AIM OF THE EXERCISE:
Without the pictures, output the lines of the material from the very first through the one that holds "import * as echarts from 'echarts';".
-- start DATA --
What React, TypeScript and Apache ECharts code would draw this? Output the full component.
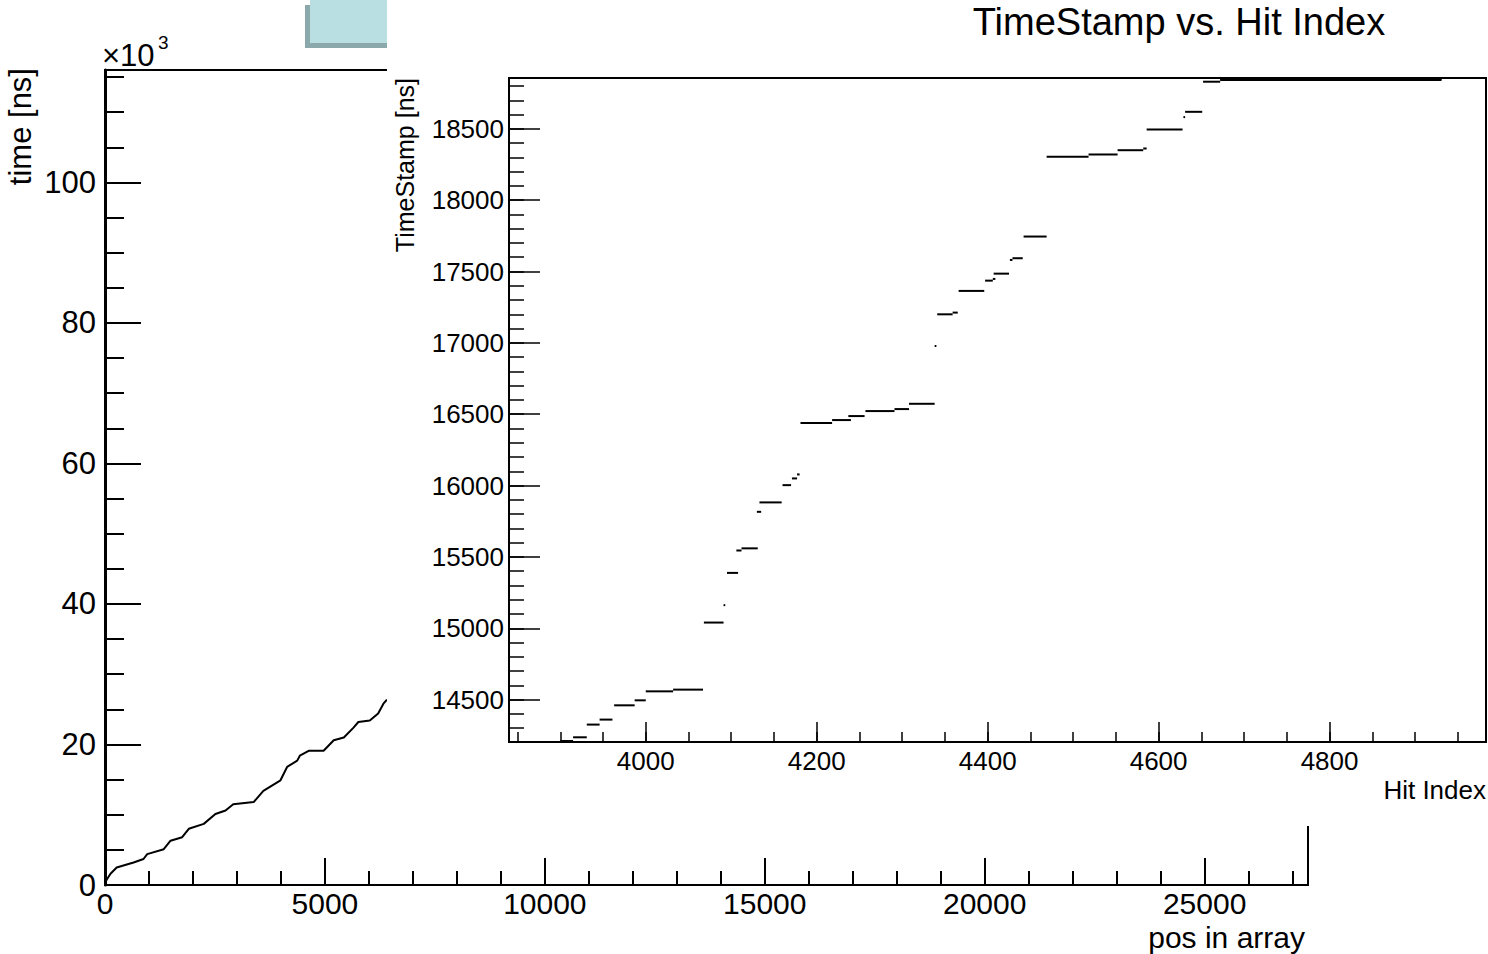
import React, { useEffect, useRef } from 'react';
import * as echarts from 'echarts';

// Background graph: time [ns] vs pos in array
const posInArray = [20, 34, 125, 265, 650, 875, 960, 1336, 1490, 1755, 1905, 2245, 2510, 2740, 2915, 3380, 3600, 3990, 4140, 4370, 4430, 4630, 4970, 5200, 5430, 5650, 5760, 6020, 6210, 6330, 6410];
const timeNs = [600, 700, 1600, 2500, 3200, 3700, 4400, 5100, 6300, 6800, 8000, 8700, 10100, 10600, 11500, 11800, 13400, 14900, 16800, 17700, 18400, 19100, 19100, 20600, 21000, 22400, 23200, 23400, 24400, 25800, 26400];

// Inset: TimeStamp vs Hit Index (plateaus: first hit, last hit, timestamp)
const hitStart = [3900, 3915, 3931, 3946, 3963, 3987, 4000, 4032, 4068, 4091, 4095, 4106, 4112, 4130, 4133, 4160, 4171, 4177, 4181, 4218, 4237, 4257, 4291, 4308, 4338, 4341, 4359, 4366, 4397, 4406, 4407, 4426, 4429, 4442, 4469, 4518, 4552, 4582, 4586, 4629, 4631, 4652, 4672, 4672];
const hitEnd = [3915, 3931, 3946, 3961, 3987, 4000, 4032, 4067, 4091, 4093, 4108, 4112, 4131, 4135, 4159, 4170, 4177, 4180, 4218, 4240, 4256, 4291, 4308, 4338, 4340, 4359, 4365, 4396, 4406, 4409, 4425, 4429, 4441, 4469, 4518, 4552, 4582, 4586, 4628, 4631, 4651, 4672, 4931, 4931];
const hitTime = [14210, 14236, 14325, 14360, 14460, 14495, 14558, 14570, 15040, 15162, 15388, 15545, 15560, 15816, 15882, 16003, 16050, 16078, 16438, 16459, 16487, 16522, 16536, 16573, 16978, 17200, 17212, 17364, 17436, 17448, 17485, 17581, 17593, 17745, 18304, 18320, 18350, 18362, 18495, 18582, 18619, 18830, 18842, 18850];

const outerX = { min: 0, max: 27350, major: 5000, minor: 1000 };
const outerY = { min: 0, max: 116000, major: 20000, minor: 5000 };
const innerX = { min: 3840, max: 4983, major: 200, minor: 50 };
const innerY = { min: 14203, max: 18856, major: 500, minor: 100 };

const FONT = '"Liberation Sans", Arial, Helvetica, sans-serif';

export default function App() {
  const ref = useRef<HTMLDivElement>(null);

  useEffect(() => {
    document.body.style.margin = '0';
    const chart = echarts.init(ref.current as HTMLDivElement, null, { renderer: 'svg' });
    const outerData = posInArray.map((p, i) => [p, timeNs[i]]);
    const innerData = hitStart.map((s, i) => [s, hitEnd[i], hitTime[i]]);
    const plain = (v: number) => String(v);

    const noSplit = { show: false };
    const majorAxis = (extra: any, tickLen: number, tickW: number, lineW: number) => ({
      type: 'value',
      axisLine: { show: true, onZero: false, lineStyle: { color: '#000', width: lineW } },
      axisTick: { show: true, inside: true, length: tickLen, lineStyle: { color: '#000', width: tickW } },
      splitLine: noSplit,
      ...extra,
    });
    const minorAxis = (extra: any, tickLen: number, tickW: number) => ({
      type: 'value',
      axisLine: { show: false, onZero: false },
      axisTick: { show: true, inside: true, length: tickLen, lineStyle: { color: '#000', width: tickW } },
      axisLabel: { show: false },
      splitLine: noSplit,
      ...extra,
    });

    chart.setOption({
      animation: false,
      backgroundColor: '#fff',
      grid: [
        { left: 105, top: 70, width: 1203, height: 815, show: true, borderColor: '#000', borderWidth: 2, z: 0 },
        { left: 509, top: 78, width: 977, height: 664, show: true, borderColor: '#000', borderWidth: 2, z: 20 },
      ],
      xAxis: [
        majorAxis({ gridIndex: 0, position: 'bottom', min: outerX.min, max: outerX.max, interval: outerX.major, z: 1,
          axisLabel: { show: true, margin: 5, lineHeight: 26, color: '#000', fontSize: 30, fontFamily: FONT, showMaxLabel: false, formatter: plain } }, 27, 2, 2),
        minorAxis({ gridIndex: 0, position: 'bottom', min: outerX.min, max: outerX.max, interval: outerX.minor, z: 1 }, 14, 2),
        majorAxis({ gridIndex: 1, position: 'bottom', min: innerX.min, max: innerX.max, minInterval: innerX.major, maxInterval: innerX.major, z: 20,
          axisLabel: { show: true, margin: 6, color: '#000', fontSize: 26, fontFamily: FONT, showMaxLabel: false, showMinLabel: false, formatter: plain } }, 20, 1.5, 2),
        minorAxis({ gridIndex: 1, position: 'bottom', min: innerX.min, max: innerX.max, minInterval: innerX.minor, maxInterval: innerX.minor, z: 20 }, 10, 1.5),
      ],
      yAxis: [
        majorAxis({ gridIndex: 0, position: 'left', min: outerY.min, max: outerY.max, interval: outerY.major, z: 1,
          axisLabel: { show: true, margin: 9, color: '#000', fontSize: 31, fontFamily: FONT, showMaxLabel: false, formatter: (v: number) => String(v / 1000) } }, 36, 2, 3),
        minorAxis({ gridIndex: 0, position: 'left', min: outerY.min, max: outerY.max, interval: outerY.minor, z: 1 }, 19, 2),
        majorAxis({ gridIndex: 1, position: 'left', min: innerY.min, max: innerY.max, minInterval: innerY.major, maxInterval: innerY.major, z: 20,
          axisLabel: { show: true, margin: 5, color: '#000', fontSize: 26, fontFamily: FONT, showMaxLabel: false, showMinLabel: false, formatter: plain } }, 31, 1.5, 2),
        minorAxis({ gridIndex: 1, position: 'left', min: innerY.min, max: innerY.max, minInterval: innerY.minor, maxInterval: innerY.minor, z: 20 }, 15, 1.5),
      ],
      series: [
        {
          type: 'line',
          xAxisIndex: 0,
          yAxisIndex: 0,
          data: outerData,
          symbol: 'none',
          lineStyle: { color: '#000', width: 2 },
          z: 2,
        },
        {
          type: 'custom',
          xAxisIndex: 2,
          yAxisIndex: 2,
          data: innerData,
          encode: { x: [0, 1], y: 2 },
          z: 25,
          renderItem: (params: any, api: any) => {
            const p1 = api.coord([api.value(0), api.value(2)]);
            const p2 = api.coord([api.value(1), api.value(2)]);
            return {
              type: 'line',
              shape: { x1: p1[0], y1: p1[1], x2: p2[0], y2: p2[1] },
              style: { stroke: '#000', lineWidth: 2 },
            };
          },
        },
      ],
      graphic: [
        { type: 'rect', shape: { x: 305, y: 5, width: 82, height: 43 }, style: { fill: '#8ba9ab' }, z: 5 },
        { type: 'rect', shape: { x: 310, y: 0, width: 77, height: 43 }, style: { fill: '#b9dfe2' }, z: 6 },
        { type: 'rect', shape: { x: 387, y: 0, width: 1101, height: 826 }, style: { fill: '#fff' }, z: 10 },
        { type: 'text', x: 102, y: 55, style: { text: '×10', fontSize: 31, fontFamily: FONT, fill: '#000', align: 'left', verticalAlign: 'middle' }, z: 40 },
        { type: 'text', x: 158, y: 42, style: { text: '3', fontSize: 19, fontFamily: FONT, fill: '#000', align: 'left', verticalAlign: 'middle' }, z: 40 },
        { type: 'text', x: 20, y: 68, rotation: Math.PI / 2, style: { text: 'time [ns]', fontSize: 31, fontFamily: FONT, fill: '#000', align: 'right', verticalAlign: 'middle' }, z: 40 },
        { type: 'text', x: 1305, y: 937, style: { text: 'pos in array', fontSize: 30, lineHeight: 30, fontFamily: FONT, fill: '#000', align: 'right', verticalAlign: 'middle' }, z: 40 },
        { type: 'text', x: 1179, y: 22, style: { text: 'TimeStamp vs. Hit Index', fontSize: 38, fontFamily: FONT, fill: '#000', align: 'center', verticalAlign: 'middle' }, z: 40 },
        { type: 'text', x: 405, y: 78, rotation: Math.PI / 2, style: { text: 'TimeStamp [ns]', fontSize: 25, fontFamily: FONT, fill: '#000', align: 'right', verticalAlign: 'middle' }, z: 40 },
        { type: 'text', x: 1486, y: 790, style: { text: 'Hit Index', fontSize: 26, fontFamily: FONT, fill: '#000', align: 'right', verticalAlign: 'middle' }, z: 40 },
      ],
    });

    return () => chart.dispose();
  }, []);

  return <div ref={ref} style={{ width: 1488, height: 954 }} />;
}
-- end DATA --
OUTPUT OF THE TASK:
What React, TypeScript and Apache ECharts code would draw this? Output the full component.
import React, { useEffect, useRef } from 'react';
import * as echarts from 'echarts';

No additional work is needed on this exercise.